The half-moon was bright, and we had no trouble following the pale dirt road which separated the fields. Night was almost upon us: the sky was a dark grayish-blue, and the first few stars were just noticeable. We walked for close to half an hour before the conversation turned to our purpose.

We decided to march into the alfalfa field on our right. It was filled with soft leafy green plants, close to two feet high, like deep clover. We waded through our chosen carpet until we could no longer see the road, then unrolled our sleeping bags, putting the head ends together. We lay down on top of our open bags, nestled deep in alfalfa, and talked for a while longer. There were endless topics to be discussed, and questions to be asked and answered, regarding our lives at home, our life at the kibbutz, other travel experiences, the political situation in Israel, our jobs, our new friends, our old friends, and more. Finally, the moon set and, despite the stars, we had difficulty seeing each others’ faces. Tired from the long day, we were finally calmed enough to say goodnight and sleep.

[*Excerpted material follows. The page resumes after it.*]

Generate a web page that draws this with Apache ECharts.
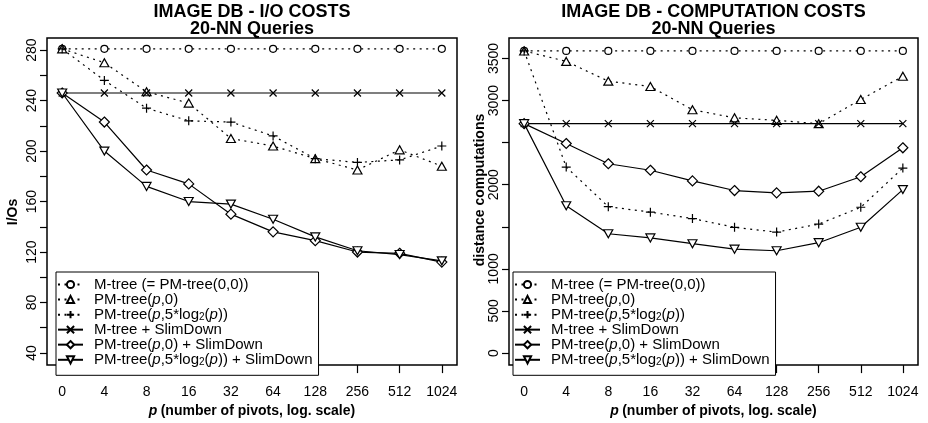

I saw many tiny green leaves against a pale sky, and realized where I was. The cool morning air bathed my face. As I turned toward Theo and Reggie, I heard a faraway hum. I thought it was an airplane. By the time we had made eye contact, the sound had grown loud enough to cause us to sit up and look around. There was no plane to be seen in the sky, and the hum had become a rumble. We scanned the extensive field with our worried, sleepy eyes, and made out an object in the distance. We squinted and stared as the huge shape approached. The sudden realization that it was a thresher was immediately followed by our jumping up and grabbing our sleeping bags. “Oh no!” I breathed.

“Come on!” said Theo.

“Let’s get the hell out of here!” yelled Reggie.

It was moving very quickly, now only about fifty feet away and coming directly toward us. Terrified, with pounding hearts, we ran.

Over our shoulders, we saw the giant machine more clearly: an enormous, rolling cylinder in front, formed of two hoops of green metal connected by many sharp horizontal blades, powered by a large green tractor with a glass-enclosed booth on top. As we ran out of its horrible path, still staring at the slicing beast, we saw a furious kibbutznik leaning out of the booth, screaming at us. We turned away and ran harder, unable to avoid noticing the flattened wake he had left behind.

We ran all the way to the road, then stopped to roll up our sleeping bags, which until then had been clutched in our sweaty hands and dragged. Once this was done, we looked at each other openly, seriously, still breathing heavily. None of us knew who the driver of the thresher had been, but we were sure he knew us.

It was still early enough to get to work on time. Shaken, and with a sense of impending doom, we walked the rest of the way back to the Ulpan, changed clothes, and left for our respective jobs: Theo to the refet to feed the cows, Reggie to the fields where irrigation pipes had to be moved, and I to the pardess (groves) to pick oranges.

When we went in for lunch, I saw them. We three sat together, feeling even more like guilty conspirators, sensing the members’ eyes upon us, waiting for the blow.

The blow never came. There was no reprimand through Reuben, no angry kibbutznik pulling us off to the side of the dining hall to tell us that we were foolish and irresponsible, no notice of any sort given us regarding that morning’s events. Like a wise parent, the member who had caught us - or the body of members, as it is unlikely that he would have kept the incident to himself - apparently thought our terror had been punishment enough. Like good children, we were worthy of that trust. We never did such a thing again.